## To be done
Extract and list every line that contains the word "this".
--- BEGIN Working data ---
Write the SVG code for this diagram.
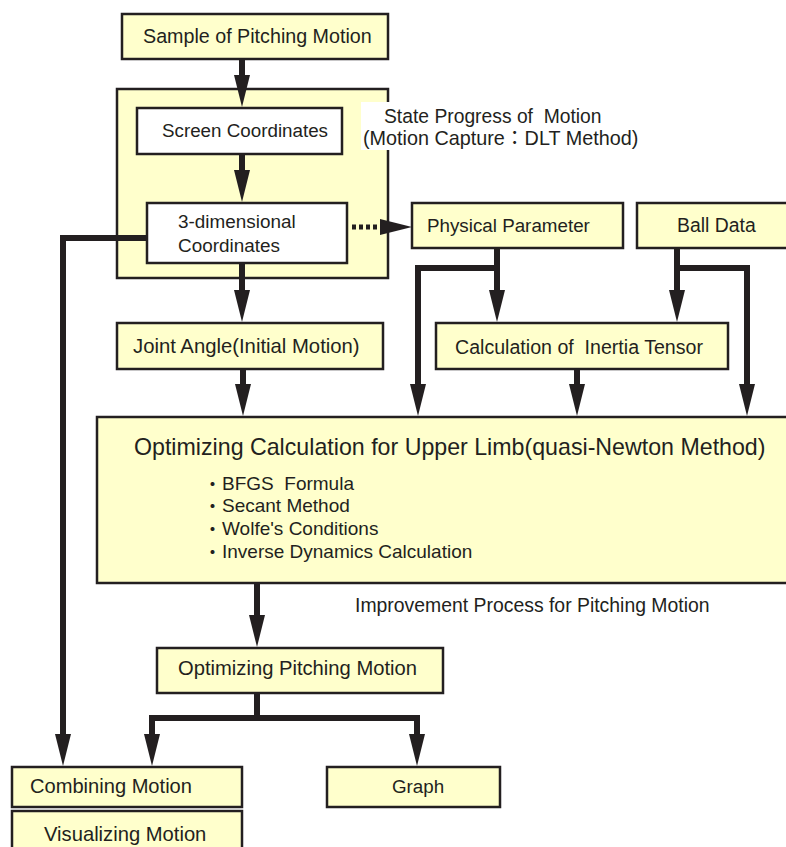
<svg xmlns="http://www.w3.org/2000/svg" width="786" height="847" viewBox="0 0 786 847">
<style>
  .box { fill: #FFFFCC; stroke: #231F20; stroke-width: 2.5; }
  .wbox { fill: #FFFFFF; stroke: #231F20; stroke-width: 2.5; }
  .t { font-family: "Liberation Sans", Arial, "Noto Sans CJK JP", sans-serif; fill: #231F20; white-space: pre; }
  .ln { fill: none; stroke: #231F20; stroke-width: 6; }
  .arr { fill: none; stroke: #231F20; stroke-width: 6; marker-end: url(#ah); }
  .dot { fill: none; stroke: #231F20; stroke-width: 5; stroke-dasharray: 4 3; marker-end: url(#ah); }
</style>
<defs>
  <marker id="ah" markerUnits="userSpaceOnUse" markerWidth="32" markerHeight="16" viewBox="0 0 32 16" refX="1" refY="8" orient="auto">
    <path d="M0,0 L32,8 L0,16 z" fill="#231F20"/>
  </marker>
</defs>
<rect width="786" height="847" fill="#FFFFFF"/>

<g id="motion-capture-group">
  <rect class="box" x="117" y="89" width="271" height="189"/>
</g>
<g id="label-state-progress">
  <rect x="361" y="102" width="285" height="48" fill="#FFFFFF"/>
  <text class="t" font-size="19.3" x="384" y="123">State Progress of  Motion</text>
  <text class="t" font-size="19.8" x="363" y="145">(Motion Capture：DLT Method)</text>
</g>

<g id="sample">
  <rect class="box" x="122" y="14" width="266" height="45"/>
  <text class="t" font-size="19.7" x="143" y="43">Sample of Pitching Motion</text>
</g>
<g id="screen-coordinates">
  <rect class="wbox" x="137" y="108" width="205" height="46"/>
  <text class="t" font-size="18.8" x="162" y="137">Screen Coordinates</text>
</g>
<g id="three-d-coordinates">
  <rect class="wbox" x="147" y="203" width="200" height="60"/>
  <text class="t" font-size="18.9" x="178" y="228">3-dimensional</text>
  <text class="t" font-size="18.9" x="178" y="252">Coordinates</text>
</g>
<g id="physical-parameter">
  <rect class="box" x="412" y="203" width="211" height="45"/>
  <text class="t" font-size="18.8" x="427" y="232">Physical Parameter</text>
</g>
<g id="ball-data">
  <rect class="box" x="637" y="203" width="160" height="45"/>
  <text class="t" font-size="19.4" x="677" y="232">Ball Data</text>
</g>
<g id="joint-angle">
  <rect class="box" x="117" y="323" width="266" height="46"/>
  <text class="t" font-size="20.3" x="133" y="353">Joint Angle(Initial Motion)</text>
</g>
<g id="inertia-tensor">
  <rect class="box" x="436" y="323" width="292" height="46"/>
  <text class="t" font-size="19.6" x="455" y="354">Calculation of  Inertia Tensor</text>
</g>
<g id="optimizing-calculation">
  <rect class="box" x="97" y="417" width="700" height="166"/>
  <text class="t" font-size="23.2" x="134" y="455">Optimizing Calculation for Upper Limb(quasi-Newton Method)</text>
  <text class="t" font-size="19"><tspan x="203" y="492">・</tspan><tspan x="222" y="490">BFGS  Formula</tspan></text>
  <text class="t" font-size="19"><tspan x="203" y="514">・</tspan><tspan x="222" y="512">Secant Method</tspan></text>
  <text class="t" font-size="19"><tspan x="203" y="537">・</tspan><tspan x="222" y="535">Wolfe's Conditions</tspan></text>
  <text class="t" font-size="19"><tspan x="203" y="560">・</tspan><tspan x="222" y="558">Inverse Dynamics Calculation</tspan></text>
</g>
<g id="label-improvement">
  <text class="t" font-size="19.4" x="355" y="612">Improvement Process for Pitching Motion</text>
</g>
<g id="optimizing-pitching-motion">
  <rect class="box" x="157" y="648" width="286" height="45"/>
  <text class="t" font-size="20.2" x="178" y="675">Optimizing Pitching Motion</text>
</g>
<g id="combining-motion">
  <rect class="box" x="12" y="767" width="230" height="40"/>
  <text class="t" font-size="20.1" x="30" y="793">Combining Motion</text>
</g>
<g id="graph">
  <rect class="box" x="327" y="767" width="173" height="40"/>
  <text class="t" font-size="18.8" x="392" y="793">Graph</text>
</g>
<g id="visualizing-motion">
  <rect class="box" x="12" y="811" width="230" height="45"/>
  <text class="t" font-size="20.2" x="44" y="841">Visualizing Motion</text>
</g>

<g id="connectors">
  <line class="arr" x1="242" y1="59" x2="242" y2="76"/>
  <line class="arr" x1="242" y1="154" x2="242" y2="171"/>
  <line class="arr" x1="242" y1="263" x2="242" y2="291"/>
  <line class="arr" x1="243" y1="369" x2="243" y2="385"/>
  <path class="arr" d="M148,238 H63 V735"/>
  <line class="dot" x1="352" y1="227" x2="381" y2="227"/>
  <line class="arr" x1="497" y1="248" x2="497" y2="291"/>
  <path class="arr" d="M497,268 H418 V385"/>
  <line class="arr" x1="677" y1="248" x2="677" y2="291"/>
  <path class="arr" d="M677,268 H747 V385"/>
  <line class="arr" x1="577" y1="369" x2="577" y2="385"/>
  <line class="arr" x1="257" y1="583" x2="257" y2="616"/>
  <path class="ln" d="M257,693 V718"/>
  <path class="arr" d="M257,718 H152 V735"/>
  <path class="arr" d="M257,718 H417 V735"/>
</g>
</svg>
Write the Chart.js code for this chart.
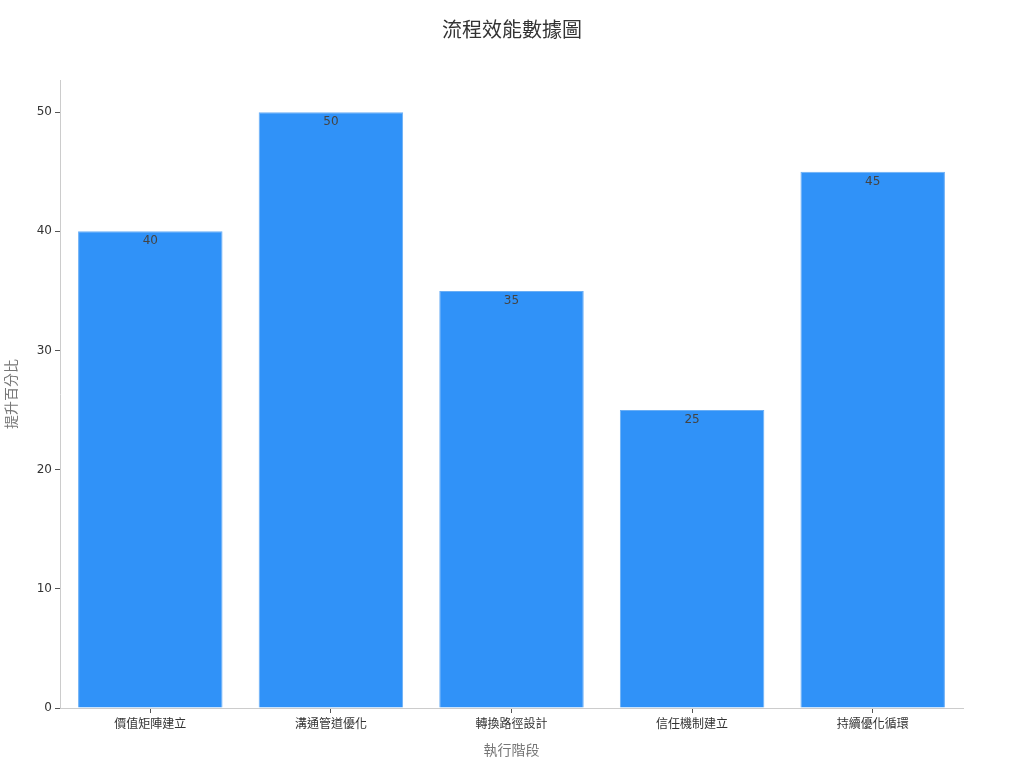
<!DOCTYPE html>
<html>
<head>
<meta charset="utf-8">
<script src="https://cdn.jsdelivr.net/npm/chart.js@4/dist/chart.umd.min.js"></script>
<style>
html,body{margin:0;padding:0;background:#fff;}
#wrap{width:1024px;height:768px;}
</style>
</head>
<body>
<div id="wrap"><canvas id="c" width="1024" height="768"></canvas></div>
<script>
const categories = ['價值矩陣建立','溝通管道優化','轉換路徑設計','信任機制建立','持續優化循環'];
const values = [40, 50, 35, 25, 45];
const yTicks = [0, 10, 20, 30, 40, 50];
const chartTitle = '流程效能數據圖';
const xTitle = '執行階段';
const yTitle = '提升百分比';

const FONT = "'DejaVu Sans','Noto Sans CJK TC',sans-serif";

const labelPlugin = {
  id: 'barLabels',
  afterDatasetsDraw(chart) {
    const ctx = chart.ctx;
    const meta = chart.getDatasetMeta(0);
    ctx.save();
    ctx.font = '12px ' + FONT;
    ctx.fillStyle = '#444';
    ctx.textAlign = 'center';
    ctx.textBaseline = 'middle';
    meta.data.forEach((bar, i) => {
      ctx.fillText(String(values[i]), bar.x, bar.y + 10);
    });
    ctx.restore();
  }
};

const titlePlugin = {
  id: 'pageTitle',
  afterDraw(chart) {
    const ctx = chart.ctx;
    ctx.save();
    ctx.font = '20px ' + FONT;
    ctx.fillStyle = '#333';
    ctx.textAlign = 'center';
    ctx.textBaseline = 'middle';
    ctx.fillText(chartTitle, chart.width / 2, 32);
    ctx.restore();
  }
};

new Chart(document.getElementById('c'), {
  type: 'bar',
  data: {
    labels: categories,
    datasets: [{
      data: values,
      backgroundColor: '#3092F8',
      borderColor: '#6AAEF5',
      borderWidth: 1,
      barPercentage: 0.8,
      categoryPercentage: 1.0
    }]
  },
  options: {
    responsive: false,
    animation: false,
    layout: { padding: { left: 0, right: 61, top: 80, bottom: 4 } },
    plugins: {
      legend: { display: false },
      tooltip: { enabled: false },
      title: { display: false }
    },
    scales: {
      x: {
        grid: { drawOnChartArea: false, drawTicks: true, tickLength: 5, color: '#555', offset: false },
        border: { color: '#ccc' },
        ticks: { color: '#333', font: { family: FONT, size: 12 }, padding: 5 },
        title: { display: true, text: xTitle, color: '#777', font: { family: FONT, size: 14 }, padding: { top: 4, bottom: 4 } },
        afterFit(s) { s.height = 56; }
      },
      y: {
        min: 0,
        max: 52.7,
        afterBuildTicks(s) { s.ticks = yTicks.map(v => ({ value: v })); },
        grid: { drawOnChartArea: false, drawTicks: true, tickLength: 5, color: '#555' },
        border: { color: '#ccc' },
        ticks: { color: '#333', font: { family: FONT, size: 12 }, padding: 3 },
        title: { display: true, text: yTitle, color: '#777', font: { family: FONT, size: 14 }, padding: { bottom: 8 } },
        afterFit(s) { s.width = 60; }
      }
    }
  },
  plugins: [labelPlugin, titlePlugin]
});
</script>
</body>
</html>
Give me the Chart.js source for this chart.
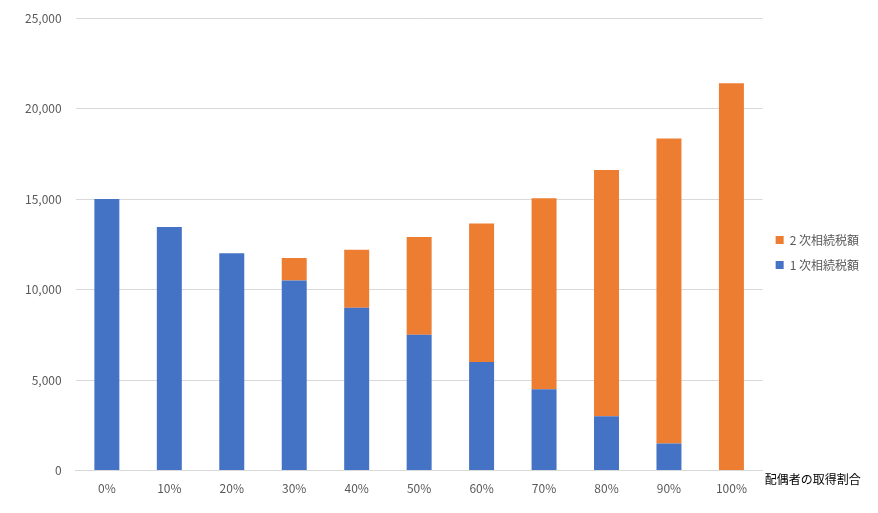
<!DOCTYPE html>
<html>
<head>
<meta charset="utf-8">
<script src="https://cdn.jsdelivr.net/npm/chart.js@4"></script>
<style>
  html, body { margin: 0; padding: 0; background: #fff; }
  #wrap { width: 878px; height: 513px; position: relative; }
</style>
</head>
<body>
<div id="wrap"><canvas id="chart"></canvas></div>
<script>
const categories = ["0%", "10%", "20%", "30%", "40%", "50%", "60%", "70%", "80%", "90%", "100%"];
const firstTax = [15000, 13450, 12000, 10500, 9000, 7500, 6000, 4500, 3000, 1500, 0];
const secondTax = [0, 0, 0, 1250, 3200, 5400, 7650, 10550, 13600, 16850, 21400];
const seriesNames = ["1 次相続税額", "2 次相続税額"];
const xTitle = "配偶者の取得割合";

const FONT = "'Noto Sans CJK JP', 'Noto Sans', sans-serif";

const xTitlePlugin = {
  id: "xTitle",
  afterDraw(chart) {
    const ctx = chart.ctx;
    const area = chart.chartArea;
    ctx.save();
    ctx.font = "12px " + FONT;
    ctx.fillStyle = "#000";
    ctx.textBaseline = "middle";
    ctx.textAlign = "left";
    ctx.fillText(xTitle, area.right + 2, area.bottom + 9);
    ctx.restore();
  }
};

new Chart(document.getElementById("chart"), {
  type: "bar",
  data: {
    labels: categories,
    datasets: [
      { label: seriesNames[0], data: firstTax, backgroundColor: "#4472C4" },
      { label: seriesNames[1], data: secondTax, backgroundColor: "#ED7D31" }
    ]
  },
  options: {
    responsive: true,
    maintainAspectRatio: false,
    animation: false,
    layout: { padding: { top: 6, right: 9, bottom: 14, left: 11 } },
    datasets: { bar: { categoryPercentage: 1, barPercentage: 0.4 } },
    plugins: {
      tooltip: { enabled: false },
      legend: {
        position: "right",
        reverse: true,
        labels: {
          boxWidth: 8,
          boxHeight: 8,
          padding: 13,
          color: "#595959",
          font: { family: FONT, size: 12 }
        }
      }
    },
    scales: {
      x: {
        stacked: true,
        grid: { display: false },
        border: { color: "#d9d9d9" },
        ticks: { color: "#595959", font: { family: FONT, size: 12 }, padding: 3 }
      },
      y: {
        stacked: true,
        min: 0,
        max: 25000,
        afterFit(scale) { scale.paddingTop = 18; },
        ticks: {
          stepSize: 5000,
          color: "#595959",
          font: { family: FONT, size: 12 },
          padding: 14,
          callback: v => v.toLocaleString("en-US")
        },
        grid: { color: "#d9d9d9", drawTicks: false },
        border: { display: false }
      }
    }
  },
  plugins: [xTitlePlugin]
});
</script>
</body>
</html>
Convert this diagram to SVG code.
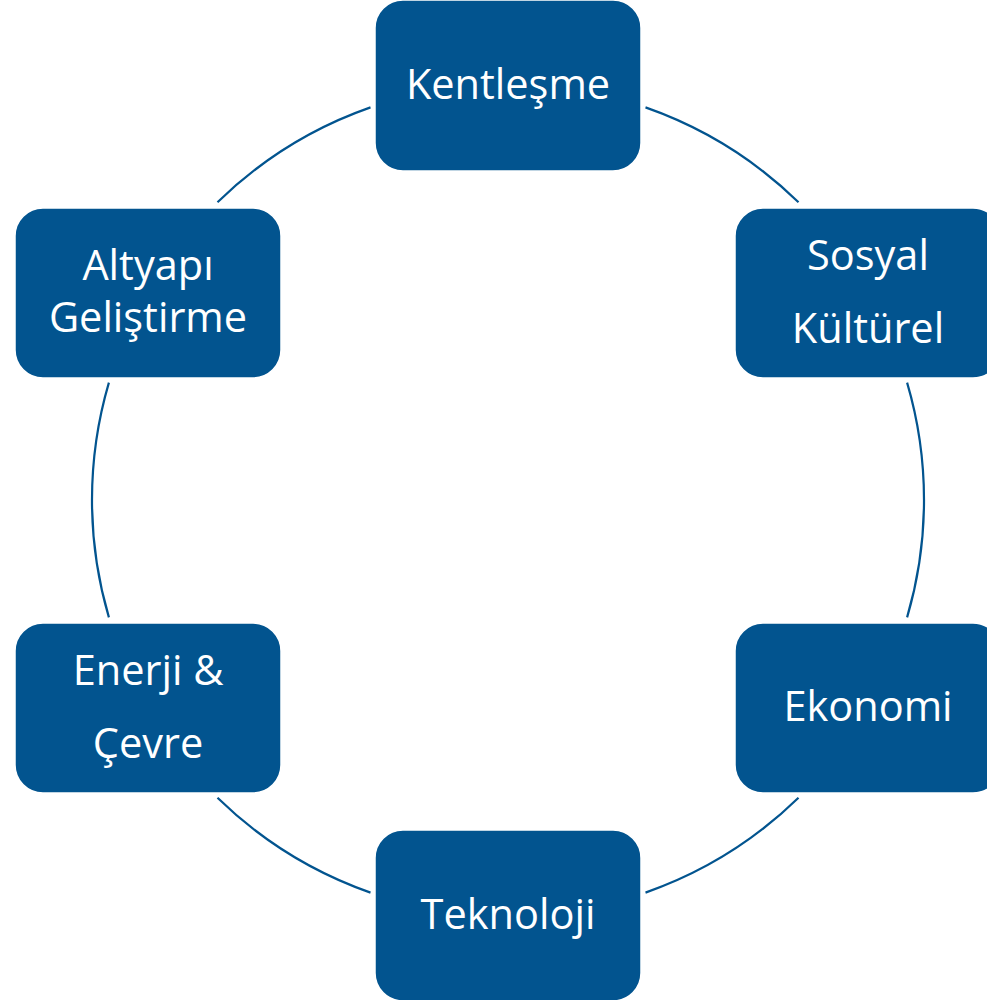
<svg xmlns="http://www.w3.org/2000/svg" width="987" height="1000" viewBox="0 0 987 1000">
<style>
.box{fill:#02548f;stroke:#ffffff;stroke-width:1.5}
.lbl{fill:#ffffff;font-family:"Open Sans","Noto Sans",sans-serif;font-size:41.5px;text-anchor:middle}
.arc{fill:none;stroke:#02548f;stroke-width:2.2}
</style>
<rect width="987" height="1000" fill="#ffffff"/>
<g id="connectors">
<path class="arc" d="M645.5,107.4 A416,416 0 0 1 798.5,202.3"/>
<path class="arc" d="M907.1,382.6 A416,416 0 0 1 907.1,617.4"/>
<path class="arc" d="M798.5,797.7 A416,416 0 0 1 645.5,892.6"/>
<path class="arc" d="M370.5,892.6 A416,416 0 0 1 217.5,797.7"/>
<path class="arc" d="M108.9,617.4 A416,416 0 0 1 108.9,382.6"/>
<path class="arc" d="M217.5,202.3 A416,416 0 0 1 370.5,107.4"/>
</g>
<g id="kentlesme">
<rect class="box" x="375" y="0" width="266" height="171" rx="28"/>
<text class="lbl" x="508" y="99">Kentleşme</text>
</g>
<g id="sosyal-kulturel">
<rect class="box" x="735" y="208" width="266" height="170" rx="28"/>
<text class="lbl" x="868" y="270">Sosyal</text>
<text class="lbl" x="868" y="343">Kültürel</text>
</g>
<g id="ekonomi">
<rect class="box" x="735" y="623" width="266" height="170" rx="28"/>
<text class="lbl" x="868" y="721">Ekonomi</text>
</g>
<g id="teknoloji">
<rect class="box" x="375" y="830" width="266" height="171" rx="28"/>
<text class="lbl" x="508" y="929">Teknoloji</text>
</g>
<g id="enerji-cevre">
<rect class="box" x="15" y="623" width="266" height="170" rx="28"/>
<text class="lbl" x="148" y="685">Enerji &amp;</text>
<text class="lbl" x="148" y="758">Çevre</text>
</g>
<g id="altyapi">
<rect class="box" x="15" y="208" width="266" height="170" rx="28"/>
<text class="lbl" x="148" y="280">Altyapı</text>
<text class="lbl" x="148" y="332">Geliştirme</text>
</g>
</svg>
--- END Working data ---
## Worked answer
Write the SVG code for this diagram.
Write the Chart.js code for this chart.
Give me the Chart.js source for this chart.
Convert this diagram to SVG code.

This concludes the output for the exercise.